Question: Who are the only two people to have accepted a Nobel Prize award given to them by the original recipient?
Late last week, Venezuela opposition leader María Corina Machado — the 2025 winner of the Nobel Peace Prize — presented her award to President Trump during a visit to the White House. The Nobel Committee subsequently made it clear that the possession of the actual Nobel medal has no bearing whatsoever on who is the rightful winner of the award:
A Nobel Peace Prize laureate receives two central symbols of the prize: a gold medal and a diploma. In addition, the prize money is awarded separately. Regardless of what may happen to the medal, the diploma, or the prize money, it is and remains the original laureate who is recorded in history as the recipient of the prize. Even if the medal or diploma later comes into someone else’s possession, this does not alter who was awarded the Nobel Peace Prize.
A laureate cannot share the prize with others, nor transfer it once it has been announced. A Nobel Peace Prize can also never be revoked. The decision is final and applies for all time.
Trump is only the second person in history to accept someone else’s Nobel Prize. The other? As the Nobel Committee pointed out:
Knut Hamsun (Literature Prize 1920): In 1943, the Norwegian author Knut Hamsun travelled to Germany and met with Propaganda Minister Joseph Goebbels. After returning to Norway, he sent his Nobel medal to Goebbels as a gesture of thanks for the meeting. Goebbels was honoured by the gift. The present whereabouts of the medal are unknown.

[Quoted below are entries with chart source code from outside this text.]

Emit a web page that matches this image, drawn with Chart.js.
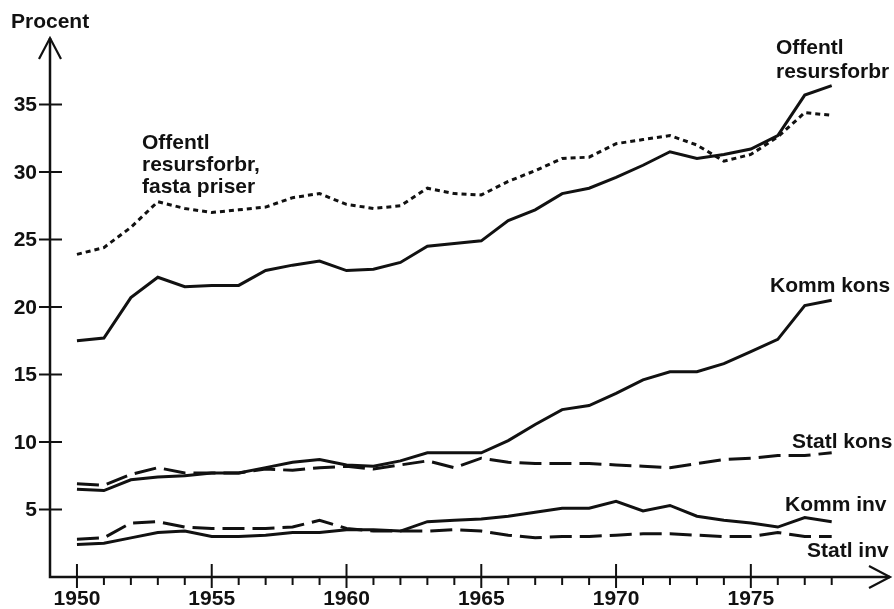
<!DOCTYPE html>
<html>
<head>
<meta charset="utf-8">
<script src="https://cdn.jsdelivr.net/npm/chart.js@4/dist/chart.umd.min.js"></script>
<style>
  html, body { margin: 0; padding: 0; background: #fff; }
  #wrap { width: 894px; height: 609px; }
</style>
</head>
<body>
<div id="wrap"><canvas id="Chart1" width="894" height="609"></canvas></div>
<script>
// Offentlig resursförbrukning, procent

let years = [1950,1951,1952,1953,1954,1955,1956,1957,1958,1959,
             1960,1961,1962,1963,1964,1965,1966,1967,1968,1969,
             1970,1971,1972,1973,1974,1975,1976,1977,1978];

let offentl = [17.5,17.7,20.7,22.2,21.5,21.6,21.6,22.7,23.1,23.4,
               22.7,22.8,23.3,24.5,24.7,24.9,26.4,27.2,28.4,28.8,
               29.6,30.5,31.5,31.0,31.3,31.7,32.7,35.7,36.4];
let fastaPriser = [23.9,24.4,25.9,27.8,27.3,27.0,27.2,27.4,28.1,28.4,
                   27.6,27.3,27.5,28.8,28.4,28.3,29.3,30.1,31.0,31.1,
                   32.1,32.4,32.7,32.0,30.8,31.3,32.6,34.4,34.2];
let kommKons = [6.5,6.4,7.2,7.4,7.5,7.7,7.7,8.1,8.5,8.7,
                8.3,8.2,8.6,9.2,9.2,9.2,10.1,11.3,12.4,12.7,
                13.6,14.6,15.2,15.2,15.8,16.7,17.6,20.1,20.5];
let statlKons = [6.9,6.8,7.6,8.1,7.7,7.7,7.7,8.0,7.9,8.1,
                 8.2,8.0,8.3,8.6,8.1,8.8,8.5,8.4,8.4,8.4,
                 8.3,8.2,8.1,8.4,8.7,8.8,9.0,9.0,9.2];
let kommInv = [2.4,2.5,2.9,3.3,3.4,3.0,3.0,3.1,3.3,3.3,
               3.5,3.5,3.4,4.1,4.2,4.3,4.5,4.8,5.1,5.1,
               5.6,4.9,5.3,4.5,4.2,4.0,3.7,4.4,4.1];
let statlInv = [2.8,2.9,4.0,4.1,3.7,3.6,3.6,3.6,3.7,4.2,
                3.6,3.4,3.4,3.4,3.5,3.4,3.1,2.9,3.0,3.0,
                3.1,3.2,3.2,3.1,3.0,3.0,3.3,3.0,3.0];

let yTicks = [5,10,15,20,25,30,35];
let xTicks = [1950,1955,1960,1965,1970,1975];

const INK = "#111";
const FONT = 'bold 21px "Liberation Sans", Arial, sans-serif';

function pts(vals) {
    return vals.map((v, i) => ({ x: years[i], y: v }));
}

function series(vals, dash) {
    return {
        data: pts(vals),
        borderColor: INK,
        borderWidth: 3,
        borderDash: dash,
        pointRadius: 0,
        tension: 0,
        fill: false
    };
}

let data = {
    datasets: [
        series(offentl, []),
        series(fastaPriser, [5, 4]),
        series(kommKons, []),
        series(statlKons, [22, 8]),
        series(kommInv, []),
        series(statlInv, [22, 8])
    ]
};

// axes, arrows, ticks and all texts
const axesPlugin = {
    id: "axes",
    afterDraw(chart) {
        const ctx = chart.ctx;
        const xs = chart.scales.x, ys = chart.scales.y;
        const a = chart.chartArea;
        const x0 = a.left, y0 = a.bottom;
        ctx.save();
        ctx.strokeStyle = INK;
        ctx.fillStyle = INK;
        ctx.lineWidth = 2.5;
        ctx.lineCap = "butt";

        // axis lines
        ctx.beginPath();
        ctx.moveTo(x0, a.top + 1);
        ctx.lineTo(x0, y0);
        ctx.lineTo(a.right - 1, y0);
        ctx.stroke();

        // arrow heads
        ctx.lineWidth = 2.2;
        ctx.beginPath();
        ctx.moveTo(x0 - 11, a.top + 22);
        ctx.lineTo(x0, a.top + 1);
        ctx.lineTo(x0 + 11, a.top + 22);
        ctx.moveTo(a.right - 22, y0 - 11);
        ctx.lineTo(a.right - 1, y0);
        ctx.lineTo(a.right - 22, y0 + 11);
        ctx.stroke();

        // y ticks
        ctx.lineWidth = 2;
        ctx.font = FONT;
        ctx.textAlign = "right";
        ctx.textBaseline = "middle";
        yTicks.forEach(v => {
            const py = ys.getPixelForValue(v);
            ctx.beginPath();
            ctx.moveTo(x0 - 11, py);
            ctx.lineTo(x0 + 12, py);
            ctx.stroke();
            ctx.fillText(String(v), x0 - 13, py + 1);
        });

        // x ticks: every year below, majors crossing
        years.forEach(yr => {
            const px = xs.getPixelForValue(yr);
            const major = xTicks.includes(yr);
            ctx.beginPath();
            ctx.moveTo(px, major ? y0 - 13 : y0);
            ctx.lineTo(px, major ? y0 + 11 : y0 + 8);
            ctx.stroke();
        });
        ctx.textAlign = "center";
        xTicks.forEach(yr => {
            ctx.fillText(String(yr), xs.getPixelForValue(yr), 599);
        });

        // labels
        ctx.textAlign = "left";
        ctx.fillText("Procent", 11, 22);
        ctx.fillText("Offentl", 142, 143);
        ctx.fillText("resursforbr,", 142, 165);
        ctx.fillText("fasta priser", 142, 187);
        ctx.fillText("Offentl", 776, 48);
        ctx.fillText("resursforbr", 776, 72);
        ctx.fillText("Komm kons", 770, 286);
        ctx.fillText("Statl kons", 792, 442);
        ctx.fillText("Komm inv", 785, 505);
        ctx.fillText("Statl inv", 807, 551);
        ctx.restore();
    }
};

let config = {
    type: "line",
    data,
    options: {
        responsive: false,
        animation: false,
        devicePixelRatio: 1,
        layout: {
            padding: { left: 50, right: 3, top: 37, bottom: 32 }
        },
        scales: {
            x: { type: "linear", min: 1949, max: 1980.2, display: false },
            y: { type: "linear", min: 0, max: 40, display: false }
        },
        plugins: {
            legend: { display: false },
            tooltip: { enabled: false }
        }
    },
    plugins: [axesPlugin]
};

const myChart1 = new Chart("Chart1", config);
</script>
</body>
</html>
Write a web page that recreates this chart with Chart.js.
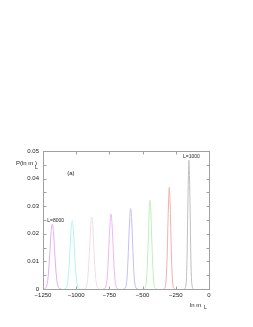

Trump joins Joseph Goebbels, the Reich Minister of Propaganda and right-hand man for German leader Adolf Hitler, as the only two people in history to accept a Nobel Prize that they didn’t actually win.
Trump has long coveted the Nobel Peace Prize, which was actually awarded to his predecessor Barack Obama in 2009, and recently told the Norwegian Prime Minister that he was emboldened in his efforts to steal Greenland in part because he is sad about being snubbed for the award.
After all, nothing demonstrates peace like a newfound commitment to war.